# Valet Pro Non-Scratch Chemical Resistant Wheel Brush



## Cullers (Sep 29, 2009)

*Valet Pro Non-Scratch Chemical Resistant Wheel Brush *










*Price & Availability*
£8.81 (although available also from I4Detailing and Shinerama)

*Used on:*
Ford Cougar V6 and Subaru Impreza RB320

*Product Information and Instructions:*
_(From Valet Pro website)_
"Working with one of the UK best brush manufacturers we designed our own ValetPro Wheel Brush, as have always found it hard to source good quality, long lasting wheel brushes which are gentle but also effective. Which is what ours is!"

_From I4Detailing:_
"Designed to agitate wheels without scratching. The bristles are made from high quality chemical resistant soft plastic. The handle is a sturdy turned wooden handle. Perfect for wheel cleaning or as a parts brush cleaner."

*Packaging:*
N/A

*Appearance:*
The brush immediately feels comfortable. The handle is made of turned wood with a subtle branding of Valet Pro printed into it. The stark difference between the light coloured wood and the bright blue chemical resistant bristles is great and makes for a good identifiable product. The bristles are rounded in their positioning rather than being flat cut which also adds to its visual appeal. As far as wheel brushes go, this is a Kate Winslett.... substantial with the promise of lasting a good long while. I've illustrated it alongside the rival Autoglym brush to show the relatively compact size additonally, the simplicity of the wooden handle again adds to its feel in the hand.










*Cleaning Power:*
The brush has a chunky handle which allows you to put as much 'ecky-thump' into it as you want. It ain't going anywhere! The chemical resistant bristles are very flexible but stubborn enough to persuade most dirt to give up the ghost and dissolve away. This makes easy work of cleaning around wheel nuts and getting places that its AG rival just can't get in to due to its size and flat cut head. This double rounded effect meant that I felt quite safe agitating wheel cleaner around the spokes and rims.
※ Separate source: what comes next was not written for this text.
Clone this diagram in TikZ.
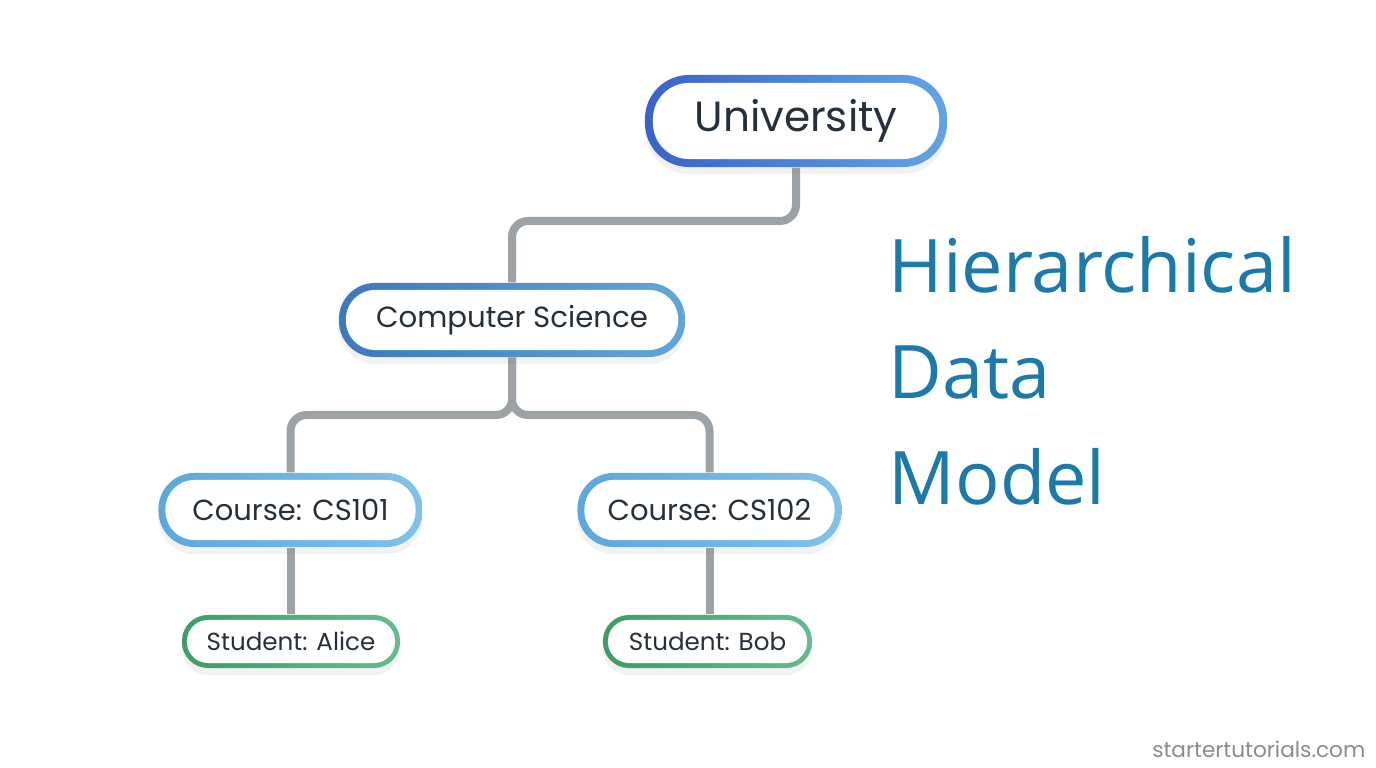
\documentclass[tikz,border=0pt]{standalone}
\usepackage{fontspec}
\setmainfont{Poppins}
\newfontfamily\titlefont{Open Sans}
\usetikzlibrary{shadows,backgrounds}
\definecolor{txt}{HTML}{26303C}
\definecolor{conn}{HTML}{9DA2A7}
\definecolor{titleblue}{HTML}{1B7AAA}
\definecolor{uniL}{HTML}{3A62CA}
\definecolor{uniR}{HTML}{62A4E4}
\definecolor{csL}{HTML}{3D78BA}
\definecolor{csR}{HTML}{62A6D8}
\definecolor{coL}{HTML}{5AA8DC}
\definecolor{coR}{HTML}{80C2EA}
\definecolor{stL}{HTML}{3E9C68}
\definecolor{stR}{HTML}{64BC8E}
\tikzset{
  pillbase/.style={rectangle, text=txt, inner sep=0pt,
    drop shadow={opacity=0.10, shadow xshift=0pt, shadow yshift=-0.07cm}},
  unibox/.style={pillbase, minimum width=3.02cm, minimum height=0.92cm,
    rounded corners=0.44cm, left color=uniL, right color=uniR,
    font=\fontsize{12pt}{14pt}\selectfont,
    path picture={\fill[white, rounded corners=0.36cm]
      ([shift={(0.08cm,0.08cm)}]path picture bounding box.south west) rectangle
      ([shift={(-0.08cm,-0.08cm)}]path picture bounding box.north east);}},
  csbox/.style={pillbase, minimum width=3.46cm, minimum height=0.74cm,
    rounded corners=0.36cm, left color=csL, right color=csR,
    font=\fontsize{8.3pt}{10pt}\selectfont,
    path picture={\fill[white, rounded corners=0.29cm]
      ([shift={(0.07cm,0.07cm)}]path picture bounding box.south west) rectangle
      ([shift={(-0.07cm,-0.07cm)}]path picture bounding box.north east);}},
  coursebox/.style={pillbase, minimum width=2.64cm, minimum height=0.74cm,
    rounded corners=0.36cm, left color=coL, right color=coR,
    font=\fontsize{8.25pt}{10pt}\selectfont,
    path picture={\fill[white, rounded corners=0.29cm]
      ([shift={(0.07cm,0.07cm)}]path picture bounding box.south west) rectangle
      ([shift={(-0.07cm,-0.07cm)}]path picture bounding box.north east);}},
  studentbox/.style={pillbase, minimum height=0.53cm,
    rounded corners=0.26cm, left color=stL, right color=stR,
    font=\fontsize{7.0pt}{8.5pt}\selectfont,
    path picture={\fill[white, rounded corners=0.21cm]
      ([shift={(0.05cm,0.05cm)}]path picture bounding box.south west) rectangle
      ([shift={(-0.05cm,-0.05cm)}]path picture bounding box.north east);}},
  connector/.style={draw=conn, line width=0.08cm, rounded corners=0.16cm},
  titletext/.style={anchor=base west, inner sep=0pt, text=titleblue,
    font=\titlefont\fontsize{21pt}{24pt}\selectfont},
  mark wm/.style={anchor=base east, inner sep=0pt, text=black!45,
    font=\fontsize{6.15pt}{7.5pt}\selectfont}
}
\begin{document}
\begin{tikzpicture}[x=0.01cm, y=-0.01cm]
\useasboundingbox (0,0) rectangle (1376,768);

\node[unibox] (uni) at (796,121) {University};
\node[csbox] (cs) at (512,320) {Computer Science};
\node[coursebox] (c1) at (290.5,510) {Course: CS101};
\node[coursebox] (c2) at (709.5,510) {Course: CS102};
\node[studentbox, minimum width=2.18cm] (s1) at (291,641.5) {Student: Alice};
\node[studentbox, minimum width=2.09cm] (s2) at (707.5,641.5) {Student: Bob};

\node[titletext] (t1) at (888,293) {Hierarchical};
\node[titletext] (t2) at (888,399) {Data};
\node[titletext] (t3) at (888,505) {Model};

\node[mark wm] (wm) at (1366,758) {startertutorials.com};

\begin{pgfonlayer}{background}
  \fill[white] (0,0) rectangle (1376,768);
  \draw[connector] (uni.south) -- (uni.south |- 0,221) -| (cs.north);
  \draw[connector] (cs.south) -- (cs.south |- 0,415) -| (c1.north);
  \draw[connector] (cs.south) -- (cs.south |- 0,415) -| (c2.north);
  \draw[connector] (c1.south) -- (c1.south |- s1.north);
  \draw[connector] (c2.south) -- (c2.south |- s2.north);
\end{pgfonlayer}
\end{tikzpicture}
\end{document}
The flexibility of the bristles made easy work of the 12 months of road use on the RB320 and of the more substantial wheels on my Cougar.



















*Ease of use:*
Very ease to use. I have pretty large hands and it was much more comfortable than similar brushes which in turn made it more usable. Its flexible but firm bristles ensured you were reaching those hard to get spots and crevices without harming the coating on the alloys. I think this is probably a great brush to use in the engine bay as well as on the wheels. Cleaning it was a doddle, it just rinsed clean under a running tap. As its chemical resistant, it can be used with all type of wheel cleaners.

*Finish:*
Rinsing the wheels showed that the brush had indeed got into all the areas of the wheels I wanted and had done a great job.

*Value:*
I think at the price of under £9, this is a superb brush. It looks great, has some great design features and you can feel it working without worrying about any damage it might cause.

*Overall DW rating: 90%*










*Overall:*
I think this is probably the best brush for getting into tubular type crevices such as around wheel nuts. Where you need that type of access, this brush is one of the best on the market. It feels like it will last ages and, given its pedigree, probably will - much like Kate Winslett 

Thanks to Valet Pro for the sample.


----------